Annual film festival in California

The Newport Beach Film Festival (NBFF) is an annual film festival in Newport Beach, California, typically held in late April. In 2022, it was announced that the festival had permanently changed its date to be held in October, as the festival began positioning itself for Oscar season.

==History==
Established in 1999 after the failure of an earlier film festival series in the same location, the Newport Beach Film Festival features World, North America, U.S. and West Coast premieres as well as International Spotlight Series celebrating foreign language films.

Notable attendees have included Jeannot Szwarc, Isidore Mankovsky, McG and Richard Sherman

In 2005, Will Ferrell was the honorary chair of a 'Youth Film Showcase.' In 2013, NBFF announced a new partnership with the Orange County Music Awards; which has produced the launch of the Music Video Showcase in the festival. 2013 was the first year this genre was included in the festival.

In 2014, the festival reported record attendance of about 54,000. In 2019, the festival opened with Luce and the closing night film was A Part of Water.

In 2021, the festival returned to a live format with a brunch for Variety's "10 Actors to Watch" and other honorees including Thomasin McKenzie, Regina Hall, Simon Rex, Winston Duke, Rosanna Arquette and Harvey Keitel.
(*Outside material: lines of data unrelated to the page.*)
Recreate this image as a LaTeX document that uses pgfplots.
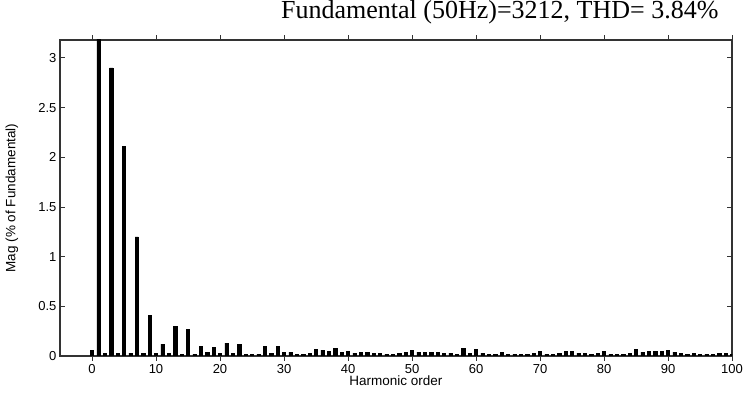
\documentclass[border=0pt]{standalone}
\usepackage{fontspec}
\setmainfont{Liberation Serif}
\setsansfont{Liberation Sans}
\usepackage{pgfplots}
\pgfplotsset{compat=1.18}
\usepackage{pgfplotstable}
\pgfplotstableread{
h v
0 0.06
1 100
2 0.03
3 2.90
4 0.03
5 2.11
6 0.03
7 1.20
8 0.03
9 0.41
10 0.03
11 0.12
12 0.03
13 0.30
14 0.02
15 0.27
16 0.02
17 0.10
18 0.04
19 0.09
20 0.03
21 0.13
22 0.03
23 0.12
24 0.02
25 0.02
26 0.02
27 0.10
28 0.03
29 0.10
30 0.04
31 0.04
32 0.02
33 0.02
34 0.03
35 0.07
36 0.06
37 0.05
38 0.08
39 0.04
40 0.05
41 0.03
42 0.04
43 0.04
44 0.03
45 0.03
46 0.02
47 0.02
48 0.03
49 0.04
50 0.06
51 0.04
52 0.04
53 0.04
54 0.04
55 0.03
56 0.03
57 0.02
58 0.08
59 0.03
60 0.07
61 0.03
62 0.02
63 0.02
64 0.04
65 0.02
66 0.02
67 0.02
68 0.02
69 0.03
70 0.05
71 0.02
72 0.02
73 0.03
74 0.05
75 0.05
76 0.03
77 0.03
78 0.02
79 0.03
80 0.05
81 0.02
82 0.02
83 0.02
84 0.03
85 0.07
86 0.04
87 0.05
88 0.05
89 0.05
90 0.06
91 0.04
92 0.03
93 0.02
94 0.03
95 0.02
96 0.02
97 0.02
98 0.03
99 0.03
100 0.02
}\harm
\begin{document}
\begin{tikzpicture}
\begin{axis}[
  name=ax,
  scale only axis,
  width=672pt, height=316pt,
  xmin=-5, xmax=100, ymin=0, ymax=3.18,
  xtick={0,10,...,100},
  ytick={0,0.5,1,1.5,2,2.5,3},
  yticklabels={0,0.5,1,1.5,2,2.5,3},
  /pgf/number format/assume math mode=true,
  tick label style={font=\sffamily\fontsize{13}{15}\selectfont},
  axis line style={black!80, line width=1.2pt},
  tick style={black!80, line width=0.8pt},
  major tick length=5pt,
  ybar, bar width=0.5, bar shift=0pt,
  clip=true,
]
\addplot[fill=black, draw=black, line width=0.3pt] table[x=h,y=v]{\harm};
\end{axis}
\node[anchor=base east, font=\fontsize{26}{29}\selectfont]
  at ([xshift=-10pt,yshift=21pt]ax.north east) {Fundamental (50Hz)=3212, THD= 3.84\%};
\node[anchor=center, font=\sffamily\fontsize{13.5}{15}\selectfont]
  at ([yshift=-25pt]ax.south) {Harmonic order};
\node[anchor=center, rotate=90, font=\sffamily\fontsize{13.5}{15}\selectfont]
  at ([xshift=-48pt]ax.west) {Mag (\% of Fundamental)};
\pgfresetboundingbox
\path[use as bounding box] ([xshift=-60pt,yshift=-39pt]ax.south west) rectangle ([xshift=12pt,yshift=40pt]ax.north east);
\end{tikzpicture}
\end{document}
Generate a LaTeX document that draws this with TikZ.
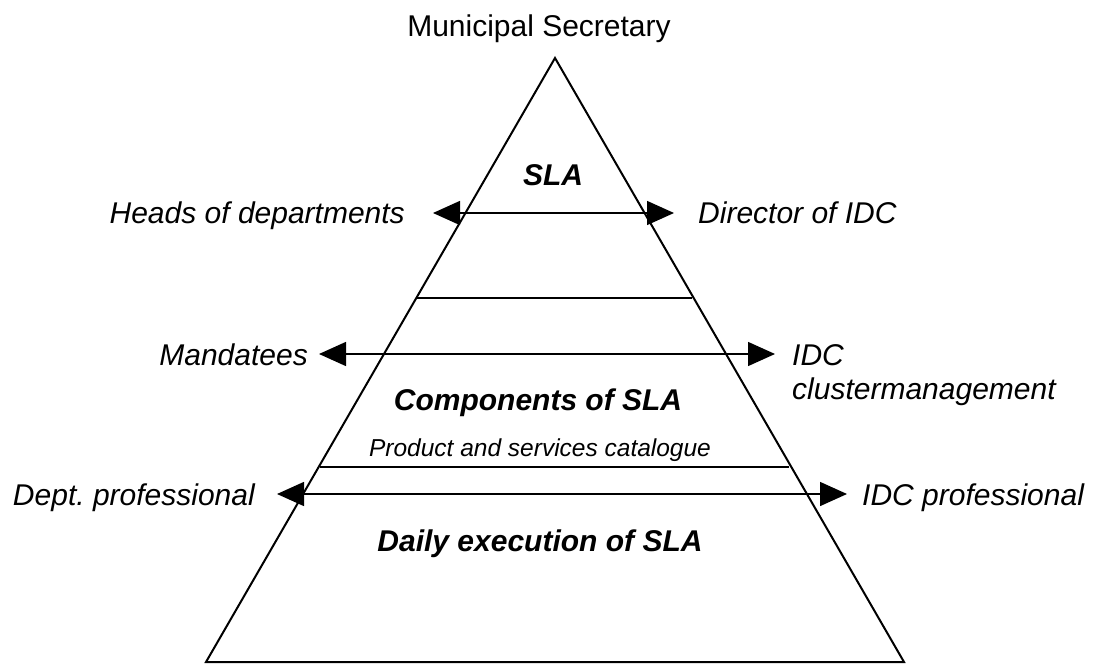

In 2022, the festival officially changed its date to October, and honored actors including Jonathan Majors, Keke Palmer, Colson Baker, and Aubrey Plaza.

== Awards ==
In addition to juried awards, NBFF distributes honors to distinguished members of the film industry:

=== Lifetime Achievement Award ===
Recipients include Robert Wise, Eugene Levy, Forest Whitaker Harvey Keitel, and Mark Hamill.

=== Icon Award ===
Recipients include Maryann Brandon, Mary Jo Markey, Robert Forster and Rosanna Arquette (2020).

=== Artist of Distinction ===
Recipients include Colman Domingo, Topher Grace, Mary Elizabeth Winstead, Gavin Hood, Patton Oswalt, Aubrey Plaza, Jonathan Majors and Keke Palmer.

=== Other awards ===
NBFF has distributed honors with many names over the years, some of these awards include the Breakout Performance (Jenny Slate, Thomasin McKenzie, Moe Dunford, Aimee Carerro), Maverick Award (Cooper Raiff), Rising Star and Spotlight (Simon Rex, Colson Baker, Anna Diop). The Chuck Jones Center for Creativity has presented an award to student animators at the festival for a time. In 2025, the Legend & Groundbreaker Award went to Scarlet Johansson.

=== UK Honours ===
Beginning in 2014, NBFF began honoring "British Talent" with an award ceremony held just before the BAFTA award ceremonies.

==Program==
The Newport Beach Film Festival is divided into eight competitive sections, in which filmmakers can submit their pieces to. The film categories that are shown in this festival include:
- Action Sports Films
- AA+D (Art, Architecture and Design Film Series)
- Documentaries
- Environmental Films
- Family Films
- Music Films
- Short Films
- Youth Films

Due to the coastal location of the festival, many of the films are connected to the history of surfing, skateboarding and snowboarding. This suggests the Newport Beach Film Festivals audience base is largely dedicated to the Action Sports Cinema category.